Cubism and the First World War don't have anything to do with each other, except for the fact that they existed at the same time. But if that loose connection is what it takes to bring out a great exhibition, we're all for celebrating it.

In the middle of the 100th anniversary of WWI, curator Christopher Green, under the umbrella of Barcelona's Picasso Museum, has brought together 21 paintings, 8 sculptures and 39 works on paper by cubist artists resident in France between 1914 and 1918: Picasso, Braque, Gris, Rivera, Matisse, María Blanchard, Léger, Lipchitz and Severini. Some 70 masterpieces belonging to some of the world's most prestigious museums, including New York's MoMA, the Pompidou in Paris, and London's Tate. This is an event that's practically impossible to duplicate. 

There are as many types of cubism as cubist artists. This artistic movement represents perceived reality through the use of geometry, the coming-together of different points of view, and the deconstruction of composition to accommodate the internal logic of each work. The result is often lacking in sensuality as much as it is disconcerting. The old eternal conventions no longer served.
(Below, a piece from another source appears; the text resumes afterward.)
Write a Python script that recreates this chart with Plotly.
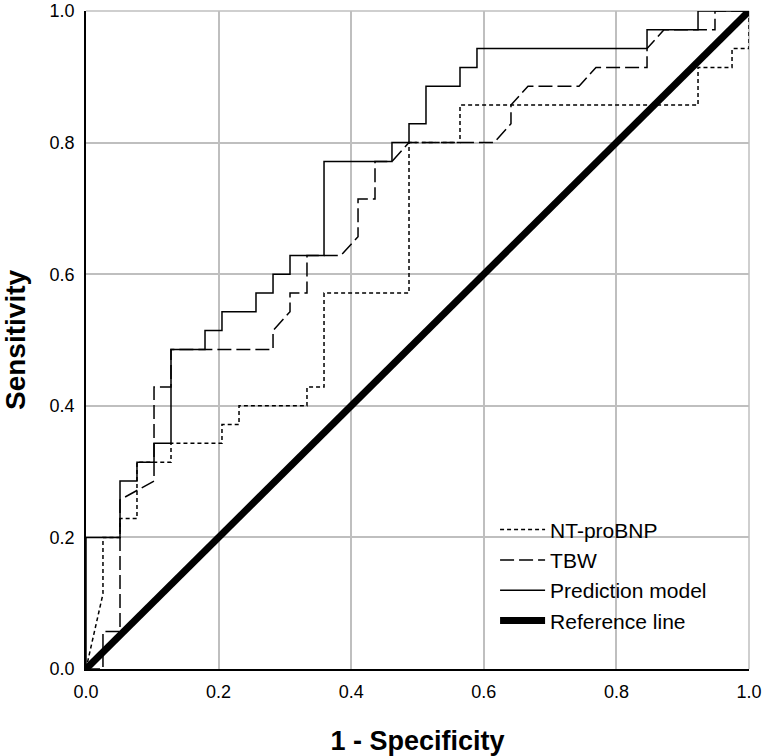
import plotly.graph_objects as go

# ROC curve vertices (1 - specificity, sensitivity)
nt_fpr = [0, 0.0256, 0.0256, 0.0513, 0.0513, 0.0769, 0.0769, 0.1282, 0.1282, 0.2051, 0.2051,
          0.2308, 0.2308, 0.3333, 0.3333, 0.3590, 0.3590, 0.4872, 0.4872, 0.5641, 0.5641,
          0.9231, 0.9231, 0.9744, 0.9744, 1.0, 1.0]
nt_tpr = [0, 0.1143, 0.2, 0.2, 0.2286, 0.2286, 0.3143, 0.3143, 0.3429, 0.3429, 0.3714,
          0.3714, 0.4, 0.4, 0.4286, 0.4286, 0.5714, 0.5714, 0.8, 0.8, 0.8571,
          0.8571, 0.9143, 0.9143, 0.9429, 0.9429, 1.0]

tbw_fpr = [0, 0.0256, 0.0256, 0.0513, 0.0513, 0.1026, 0.1026, 0.1282, 0.1282, 0.2821, 0.2821,
           0.3077, 0.3077, 0.3333, 0.3333, 0.3846, 0.4103, 0.4103, 0.4359, 0.4359, 0.4615,
           0.4872, 0.6154, 0.6410, 0.6410, 0.6667, 0.7436, 0.7692, 0.8462, 0.8462, 0.8718,
           0.9487, 0.9487, 1.0]
tbw_tpr = [0, 0, 0.0571, 0.0571, 0.2571, 0.2857, 0.4286, 0.4286, 0.4857, 0.4857, 0.5143,
           0.5429, 0.5714, 0.5714, 0.6286, 0.6286, 0.6571, 0.7143, 0.7143, 0.7714, 0.7714,
           0.8, 0.8, 0.8286, 0.8571, 0.8857, 0.8857, 0.9143, 0.9143, 0.9429, 0.9714,
           0.9714, 1.0, 1.0]

pm_fpr = [0, 0, 0.0513, 0.0513, 0.0769, 0.0769, 0.1026, 0.1026, 0.1282, 0.1282, 0.1795,
          0.1795, 0.2051, 0.2051, 0.2564, 0.2564, 0.2821, 0.2821, 0.3077, 0.3077, 0.3590,
          0.3590, 0.4615, 0.4615, 0.4872, 0.4872, 0.5128, 0.5128, 0.5641, 0.5641, 0.5897,
          0.5897, 0.8462, 0.8462, 0.9231, 0.9231, 1.0]
pm_tpr = [0, 0.2, 0.2, 0.2857, 0.2857, 0.3143, 0.3143, 0.3429, 0.3429, 0.4857, 0.4857,
          0.5143, 0.5143, 0.5429, 0.5429, 0.5714, 0.5714, 0.6, 0.6, 0.6286, 0.6286,
          0.7714, 0.7714, 0.8, 0.8, 0.8286, 0.8286, 0.8857, 0.8857, 0.9143, 0.9143,
          0.9429, 0.9429, 0.9714, 0.9714, 1.0, 1.0]

ref_x = [0, 1]
ref_y = [0, 1]

series_names = ["NT-proBNP", "TBW", "Prediction model", "Reference line"]
tick_vals = [0, 0.2, 0.4, 0.6, 0.8, 1.0]
tick_text = ["0.0", "0.2", "0.4", "0.6", "0.8", "1.0"]
x_title = "1 - Specificity"
y_title = "Sensitivity"

FONT = "Liberation Sans, Arial, sans-serif"
GRID = "#bfbfbf"

fig = go.Figure()
fig.add_trace(go.Scatter(x=nt_fpr, y=nt_tpr, mode="lines", name=series_names[0],
                         line=dict(color="black", width=1.5, dash="4px,3px")))
fig.add_trace(go.Scatter(x=tbw_fpr, y=tbw_tpr, mode="lines", name=series_names[1],
                         line=dict(color="black", width=1.5, dash="14px,5px")))
fig.add_trace(go.Scatter(x=pm_fpr, y=pm_tpr, mode="lines", name=series_names[2],
                         line=dict(color="black", width=1.5)))
fig.add_trace(go.Scatter(x=ref_x, y=ref_y, mode="lines", name=series_names[3],
                         line=dict(color="black", width=7)))

axis_common = dict(
    range=[0, 1], tickvals=tick_vals, ticktext=tick_text,
    showgrid=True, gridcolor=GRID, gridwidth=1.5,
    zeroline=False, showline=True, linecolor="black", linewidth=1.5,
    ticks="", tickfont=dict(family=FONT, size=18, color="black"),
    ticklabeloverflow="allow", automargin=False,
)

fig.update_layout(
    width=762, height=756,
    margin=dict(l=86, r=13, t=11, b=87),
    paper_bgcolor="white", plot_bgcolor="white",
    xaxis=dict(**axis_common, ticklabelstandoff=6,
               title=dict(text="<b>" + x_title + "</b>",
                          font=dict(family=FONT, size=27, color="black"), standoff=32)),
    yaxis=dict(**axis_common, ticklabelstandoff=6),
    legend=dict(x=0.617, y=0.2425, xanchor="left", yanchor="top",
                bgcolor="rgba(0,0,0,0)", borderwidth=0,
                font=dict(family=FONT, size=21, color="black"),
                itemwidth=45, tracegroupgap=0),
    showlegend=True,
    shapes=[
        dict(type="line", xref="paper", yref="paper", x0=0, x1=1, y0=1, y1=1,
             line=dict(color=GRID, width=1.5), layer="below"),
        dict(type="line", xref="paper", yref="paper", x0=1, x1=1, y0=0, y1=1,
             line=dict(color=GRID, width=1.5), layer="below"),
    ],
    annotations=[
        dict(text="<b>" + y_title + "</b>", xref="paper", yref="paper",
             x=(15 - 86) / 663, y=0.5, xanchor="center", yanchor="middle",
             textangle=-90, showarrow=False,
             font=dict(family=FONT, size=28, color="black")),
    ],
)

fig.write_html("out.html")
With the biggest war in the history of Europe less than 100 kilometres away, a group of expats and others unable to serve in the military – Lipchitz had a physical disability and Matisse was too old – would create one of the most interesting movements in the history of modern art, right there in Paris. One story that Green tells year after year is from the summer of the war in the final armistice, between the first collages and a certain 'return to order', the sensuality of Matisse, the amusements of Gris, the volumes of Leger and the sensuality as well of Blanchard. Nevertheless, Picasso reigned with his own light.